[WHAT IS REQUIRED]
Retype only what runs from the first line of the listing to the line holding "import * as", both included. Do not retype the pictures.

[MATERIAL PROVIDED]
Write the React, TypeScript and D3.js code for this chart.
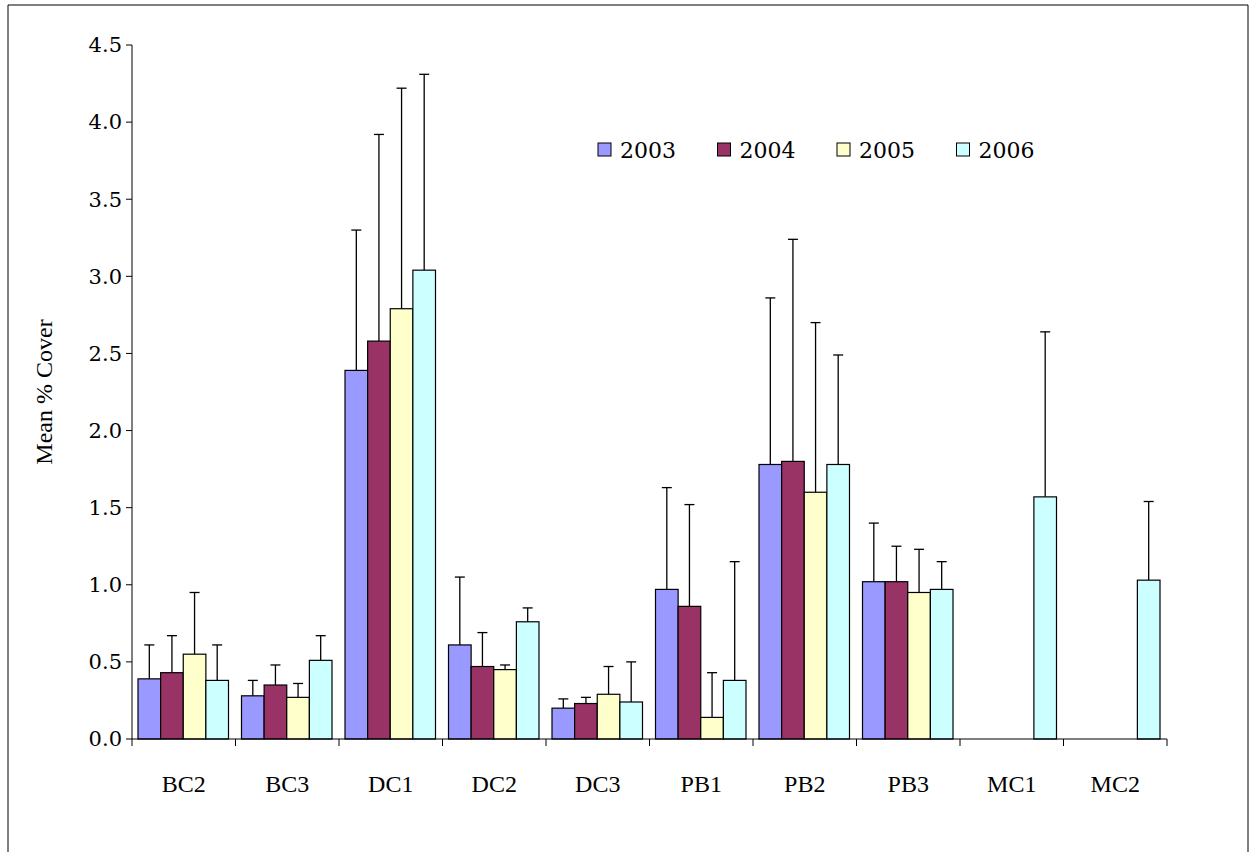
import * as d3 from "d3";

const sites = ["BC2", "BC3", "DC1", "DC2", "DC3", "PB1", "PB2", "PB3", "MC1", "MC2"];
const years = ["2003", "2004", "2005", "2006"];
const colors = ["#9999ff", "#993366", "#ffffcc", "#ccffff"];
// mean per year, per site (null = no data)
const means: (number | null)[][] = [
  [0.39, 0.28, 2.39, 0.61, 0.2, 0.97, 1.78, 1.02, null, null],
  [0.43, 0.35, 2.58, 0.47, 0.23, 0.86, 1.8, 1.02, null, null],
  [0.55, 0.27, 2.79, 0.45, 0.29, 0.14, 1.6, 0.95, null, null],
  [0.38, 0.51, 3.04, 0.76, 0.24, 0.38, 1.78, 0.97, 1.57, 1.03],
];
// top of error bar
const upper: (number | null)[][] = [
  [0.61, 0.38, 3.3, 1.05, 0.26, 1.63, 2.86, 1.4, null, null],
  [0.67, 0.48, 3.92, 0.69, 0.27, 1.52, 3.24, 1.25, null, null],
  [0.95, 0.36, 4.22, 0.48, 0.47, 0.43, 2.7, 1.23, null, null],
  [0.61, 0.67, 4.31, 0.85, 0.5, 1.15, 2.49, 1.15, 2.64, 1.54],
];
const yTicks = [0, 0.5, 1, 1.5, 2, 2.5, 3, 3.5, 4, 4.5];

export default function App() {
  const left = 132, right = 1167, top = 45, bottom = 739;
  const x = d3.scaleBand().domain(sites).range([left, right]);
  const inner = d3.scaleBand().domain(years).range([6, x.bandwidth() - 7]);
  const y = d3.scaleLinear().domain([0, 4.5]).range([bottom, top]);
  const ts = { fontFamily: "'Liberation Serif', serif" };
  const ds = { fontFamily: "'DejaVu Serif', serif" };

  return (
    <svg width={1252} height={852} style={{ position: "absolute", left: 0, top: 0 }}>
      <rect width={1252} height={852} fill="white" />
      <path d="M8,852 V5 H1248 V852" fill="none" stroke="#000" strokeWidth={1} />
      {years.map((yr, j) =>
        sites.map((s, i) => {
          const m = means[j][i];
          const u = upper[j][i];
          if (m == null || u == null) return null;
          const bx = (x(s) as number) + (inner(yr) as number);
          const w = inner.bandwidth();
          const cx = bx + w / 2;
          return (
            <g key={yr + s}>
              <line x1={cx} x2={cx} y1={y(m)} y2={y(u)} stroke="#000" strokeWidth={1.3} />
              <line x1={cx - 5} x2={cx + 5} y1={y(u)} y2={y(u)} stroke="#000" strokeWidth={1.3} />
              <rect x={bx} y={y(m)} width={w} height={bottom - y(m)} fill={colors[j]} stroke="#000" strokeWidth={1.2} />
            </g>
          );
        })
      )}
      <line x1={left} x2={left} y1={top} y2={bottom} stroke="#000" />
      <line x1={left} x2={right} y1={bottom} y2={bottom} stroke="#000" />
      {yTicks.map((t) => (
        <g key={t}>
          <line x1={left - 6} x2={left} y1={y(t)} y2={y(t)} stroke="#000" />
          <text x={left - 10} y={y(t)} dy="0.35em" textAnchor="end" fontSize={21} style={ds}>
            {t.toFixed(1)}
          </text>
        </g>
      ))}
      {[...sites.map((s) => x(s) as number), right].map((p) => (
        <line key={p} x1={p} x2={p} y1={bottom} y2={bottom + 7} stroke="#000" />
      ))}
      {sites.map((s) => (
        <text key={s} x={(x(s) as number) + x.bandwidth() / 2} y={792} textAnchor="middle" fontSize={24} style={ts}>
          {s}
        </text>
      ))}
      <text transform={`translate(52,${(top + bottom) / 2}) rotate(-90)`} textAnchor="middle" fontSize={24} style={ts}>
        Mean % Cover
      </text>
      {years.map((yr, j) => (
        <g key={yr} transform={`translate(${598 + j * 119.5},143)`}>
          <rect width={13} height={13} fill={colors[j]} stroke="#000" strokeWidth={1} />
          <text x={22} y={15} fontSize={22} style={ds}>
            {yr}
          </text>
        </g>
      ))}
    </svg>
  );
}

[WRITTEN ANSWER]
Write the React, TypeScript and D3.js code for this chart.
import * as d3 from "d3";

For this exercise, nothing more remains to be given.